Amidst the stark horrors of a bombed-out city crumbling under the weight of millions of displaced Europeans, she discovers pockets of warmth: a violinist playing amidst the wreckage, couples dancing in the streets, and a nation trying to make amends.


But when she joins forces with local policeman Harri Schroder to solve a murder case he is working on – a woman with the word traitor engraved into her skin – she soon discovers that the darkest secrets of war haven’t been left in the past. And once again she is pulled into a world she hardly expected to see again…


My Thoughts


Mandy Robotham is an auto buy for me as you are always guaranteed a great historical read. The interesting aspect of this novel is that it is post World War II, taking place a year after the declaration of peace. It was fascinating to be on the streets of Hamburg as the struggles and tensions simmered post war under British administration. 

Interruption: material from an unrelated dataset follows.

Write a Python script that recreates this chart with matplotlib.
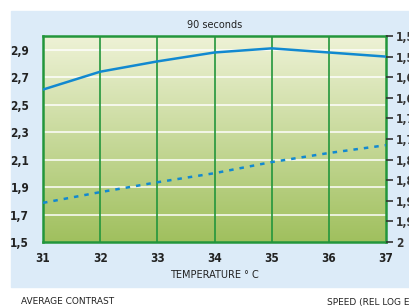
import numpy as np
import matplotlib
matplotlib.use("Agg")
import matplotlib.pyplot as plt
from matplotlib.patches import Rectangle

# data
temps = [31, 32, 33, 34, 35, 36, 37]
contrast = [2.61, 2.74, 2.815, 2.88, 2.91, 2.88, 2.85]
speed = [1.905, 1.879, 1.855, 1.833, 1.806, 1.784, 1.765]

left_ticks = [1.5, 1.7, 1.9, 2.1, 2.3, 2.5, 2.7, 2.9]
left_labels = ["1,5", "1,7", "1,9", "2,1", "2,3", "2,5", "2,7", "2,9"]
right_ticks = [1.5, 1.55, 1.6, 1.65, 1.7, 1.75, 1.8, 1.85, 1.9, 1.95, 2.0]
right_labels = ["1,5", "1,55", "1,6", "1,65", "1,7", "1,75", "1,8", "1,85", "1,9", "1,95", "2"]

num_kw = dict(family="DejaVu Sans", fontsize=8.5, weight="bold", stretch="condensed")
green = "#23963c"
blue = "#1289d0"

fig = plt.figure(figsize=(4.1, 3.08), dpi=100)
fig.patches.append(Rectangle((11 / 410, 1 - 287 / 308), 1, (287 - 11) / 308,
                             transform=fig.transFigure, color="#dcebf8", zorder=-10))

ax = fig.add_axes([43 / 410, 1 - 242 / 308, 343 / 410, 206 / 308])
ax.set_xlim(31, 37)
ax.set_ylim(1.5, 3.0)

# vertical gradient background
top = np.array([238, 242, 214]) / 255
bot = np.array([160, 192, 94]) / 255
t = np.linspace(0, 1, 256)[:, None]
grad = top * (1 - t[..., None]) + bot * t[..., None]
ax.imshow(grad, extent=[31, 37, 1.5, 3.0], aspect="auto", zorder=0)

for y in left_ticks[1:]:
    ax.axhline(y, color="white", lw=1.2, alpha=0.9, zorder=1)
for x in temps[1:-1]:
    ax.axvline(x, color=green, lw=1.2, zorder=2)

ax.plot(temps, contrast, color=blue, lw=1.8, zorder=3)

for s in ax.spines.values():
    s.set_color(green)
    s.set_linewidth(1.8)

ax.set_xticks(temps)
ax.set_xticklabels([str(v) for v in temps], **num_kw)
ax.set_yticks(left_ticks)
ax.set_yticklabels(left_labels, **num_kw)
ax.tick_params(axis="both", length=0, colors="#222222")
ax.tick_params(axis="y", pad=10)
ax.tick_params(axis="x", pad=7)
ax.set_xlabel("TEMPERATURE ° C", fontsize=7, labelpad=4, color="#222222")
ax.set_title("90 seconds", fontsize=7, pad=6, color="#222222")

ax2 = ax.twinx()
ax2.set_ylim(2.0, 1.5)
ax2.plot(temps, speed, color=blue, lw=1.8, linestyle=(0, (1.8, 2.4)), zorder=3)
ax2.set_yticks(right_ticks)
ax2.set_yticklabels(right_labels, **num_kw)
ax2.tick_params(axis="y", length=5, width=1.2, colors="#333333", pad=2)
for s in ax2.spines.values():
    s.set_visible(False)

fig.text(21 / 410, 1 - 302 / 308, "AVERAGE CONTRAST", fontsize=6.5, va="center", color="#222222")
fig.text(327 / 410, 1 - 302 / 308, "SPEED (REL LOG E)", fontsize=6.5, va="center", color="#222222")

fig.savefig("out.png", dpi=100)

‘People have fought for years to survive Hitler’s madness, and they’re dying because we can’t feed the peace.’


For those of you familiar with Mandy’s 2020 book, ‘The Berlin Girl’, it is Georgie Young, a young British journalist sent to Berlin as a foreign correspondent in 1938, now finding herself in Hamburg post war 1946. The story is also told from not just Georgie but Meta (displaced German) and Harri (German police). The story is over the few weeks that Georgie is in Germany to write her newspaper article. Mandy’s research is once again en pointe with both characters and settings authentically capturing the various experiences of war and the fallout from it. 


‘Is he destined to always have the stink of fascism steeped into the fibres of his being, never to be scrubbed away? Heinrich Himmler must be bloody laughing in his grave.’


Interestingly, this is a story of not only historic details but also incorporates a thriller detective drama. Mandy does well in combining the gripping tale of a murderer on the loose. Towards the end the pace is fast with danger and several tense moments for all involved and readers are sure to engage with characters that you want a better life and outcome for.  


‘Another life lost is nothing new, even after the bombs have stopped - starvation, disease and the freezing weather are the new agents of death.’


Congratulations Mandy on yet another winning book. I have read and adored all your books and cannot recommend them highly enough. For a realistic, well written tale of what life in Germany was like directly after the conclusion of WWII, look no further than ‘The Hidden Storyteller’’. 


‘I’ve been altered by a lot over the last few years, but I didn’t imagine that two weeks in a post-war German city would be quite so life-changing. For a whole host of reasons.’





This review is based on a complimentary copy from the publisher in exchange for an honest review. Opinions expressed in this review are completely my own. The quoted material may have changed in the final release.